THE PROMISE OF FRANCIS: The Man, the Pope, and the Challenge of Change – a talk by David Willey

Although he continues to be universally hailed as an inspiring global moral leader in an increasingly destabilized, cruel world, a sense of ambiguity and puzzlement still prevails about how Pope Francis will go down in history.

Is he a true revolutionary and a reformer? Or has he just sown confusion among the Catholic faithful with his off-the-cuff remarks and his tendency, annoying to some aides, to put aside prepared speeches and to speak straight from his heart without getting his doctrinal statements fact-checked?
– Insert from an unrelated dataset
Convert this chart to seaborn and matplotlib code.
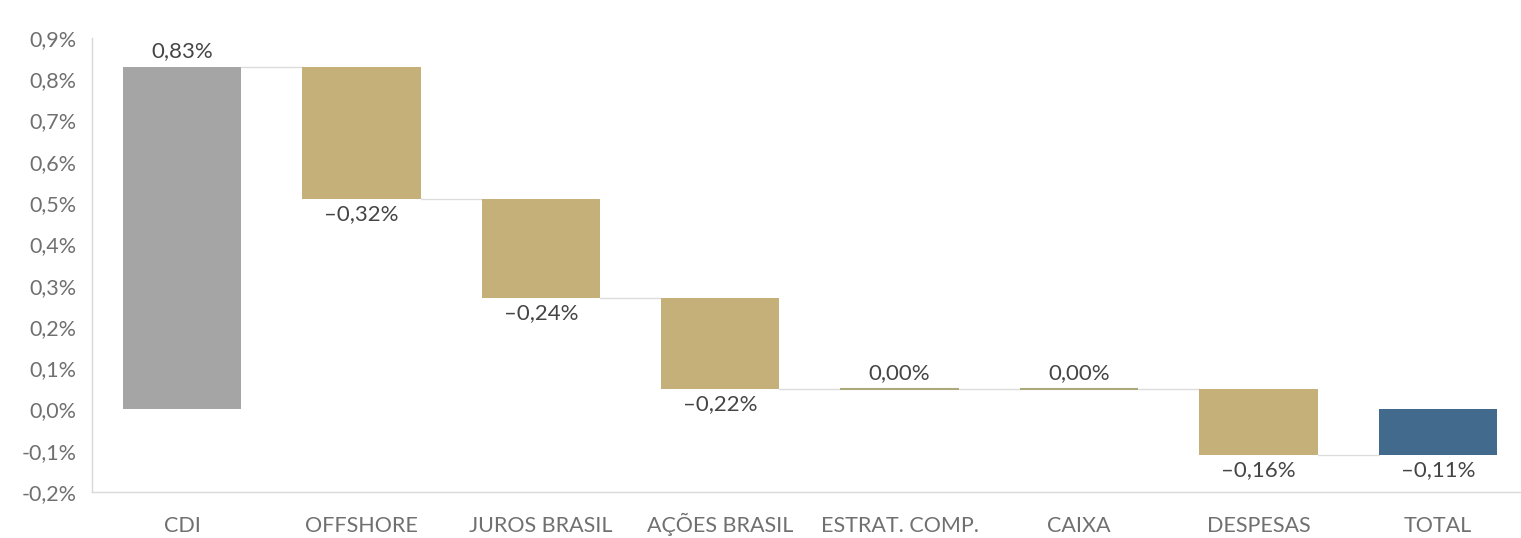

Will he eventually be declared a saint for stretching out a helping hand instead of wagging a threatening finger at Catholic couples who have divorced and remarried?

Will future Popes judge his lapidary question about gays in the church— “Who am I to judge?”—a cop-out? Or could his reformist pontificate exactly five centuries after Martin Luther nailed his protests to a church door in Wittenberg, sparking the Protestant Reformation, lead to a new twenty-first-century counter-reformation papacy with conservative traditionalists once more in command in Rome?

These are some of the questions David Willey will attempt to answer in his talk to the British Italian Society.

David Willey has reported for the BBC from Rome since 1971 under five Popes: Paul VI, John Paul I, John Paul II, Benedict XVI, and Francis. He is their longest serving foreign correspondent. He also broadcasts about the Vatican for NPR, CBC, ABC in Australia, Deutsche Welle Radio and TV in Berlin, and Swiss and Austrian Radio.

His articles have appeared in The Tablet, The Observer (London), and the Sunday Telegraph. In 2003 he was awarded the Order of the British Empire (OBE) for his services to broadcast journalism.